Crochet edged hankies for the refined crafter.

I recently made my Auntie Carol some white pillowcases with a frilly edge for her birthday.  I had a bit of the 100% cotton fabric left over from that project and I decided it would be perfect for handkerchiefs.  In other words, this is a great scrap buster project.
These will make an inexpensive, yet fancy-pants gift for someone in my life.
The supplies you'll need.

Materials Needed:
·         Large scrap of fabric that can be cut down to 10 x 10 inches
·         Crochet Cotton
·         US 1 Crochet Hook
·         Sharp Chenille Needle with Large Eye

You start by cutting a 10 x 10 inch square of fabric and finishing the edge. Make sure you are cutting on the grain of your fabric or your hankie will stretch all over the place.  Now, depending on how you finish the edge, you may want to cut your square slightly larger.  I serged my edges which means I didn’t lose any of the size of my original piece.  If you don’t have a serger, you may want to finish your edges with a narrow hem in which case, you may want to start with a 10.5 x 10.5 inch square.  Once your edge is finished, you have your plain hankie. 
Serged edge; you could also do a narrow hem.

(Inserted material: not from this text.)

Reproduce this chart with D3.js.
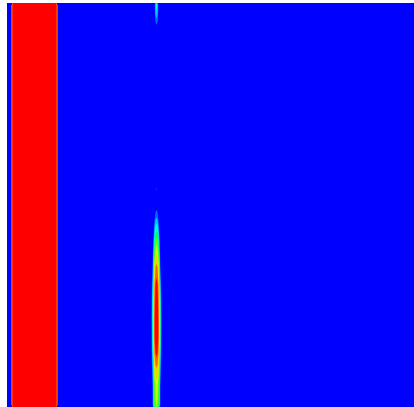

The next step is to blanket stitch around the edge of your plain hankie.  You will need a sharp chenille needle with a large enough eye for the crochet cotton you are using.  You want to use a doubled length of yarn to make your stitches (the doubled yarn gives it some strength).  I like to cut my yarn long enough that I can blanket stitch all the way around without have to knot off and add more yarn on.  That can be a bit of a pain as it tangles, but it’s my preference. 
Blanket stitch around the edge to create a base for the crochet stitches.
A couple other things about the blanket stitching.  I like to cover the entire hem with the stitch rather than put the stitch through the hem.  This is a personal preference thing.  I think it looks tidier this way.  The second thing is that I use the hem stitches to gauge how far apart I need to put my blanket stitches.  That's why they are so even!  I would count every third stitch and insert my needle.  
Next I crochet the edge.  I made two simple rounds for this edging:

Round 1:  *3 sc in each blanket stitch space,* join to beginning sc with sl st
Round 2:  Ch 4, sc, *sc, ch 3, sc,* join to beginning ch with sl st. End off.
You can see how the first round of crochet stitches is worked onto the base of blanket stitches.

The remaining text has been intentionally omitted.